McCarty Carino: Clearly, this flood of AI imagery on the internet has the potential to create this kind of epistemic problem of no one believing anything. But I also wonder, if the proliferation of low-stakes AI fakes could kind of train audiences to be more alert to the deceptive powers of artificial intelligence.
Will Oremus: Yeah, that’s an optimistic take. I like it. New technologies come out, and they catch us by surprise, and they cause problems, and they disrupt things, and then gradually we figure out how to adapt. And it doesn’t mean that the problem gets fully solved necessarily, but I think people will adapt. People will learn that just because you see an image of something that looks real doesn’t mean that it really happened. They’ll learn the same eventually with audio and with video. And so, you’ll have to come up with new ways of figuring out what to trust or maybe fall back on old ways, right? Maybe you go back to sources that have track records of credibility and of telling the truth rather than just trusting what you see in your social media feed.
One thing Will Oremus noted in our conversation is that while AI-generated images probably aren’t fooling many people in this election, AI-generated voices may be a different story.
By now, voters are kind of used to getting these robotic-sounding automated voice messages from politicians, but during the Democratic Party primary in New Hampshire back in January, voters in the state were subjected to an AI-generated voice spoof of President Joe Biden telling them not to go to the polls.
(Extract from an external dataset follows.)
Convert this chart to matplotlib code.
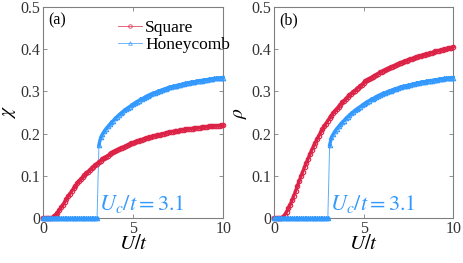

The hoax was allegedly orchestrated by Steve Kramer, a political consultant who was working for the campaign of Democratic U.S Rep. Dean Phillips, an opponent to Biden in that primary. But he said he orchestrated the call on his own as a stunt to demonstrate how easy it is to do.
Last week, the Federal Communications Commission fined the telecom company that distributed the robocall $1 million for its role in the scam.
Kramer still faces a $6 million fine from the FCC and 26 criminal charges for voter intimidation and impersonating officials.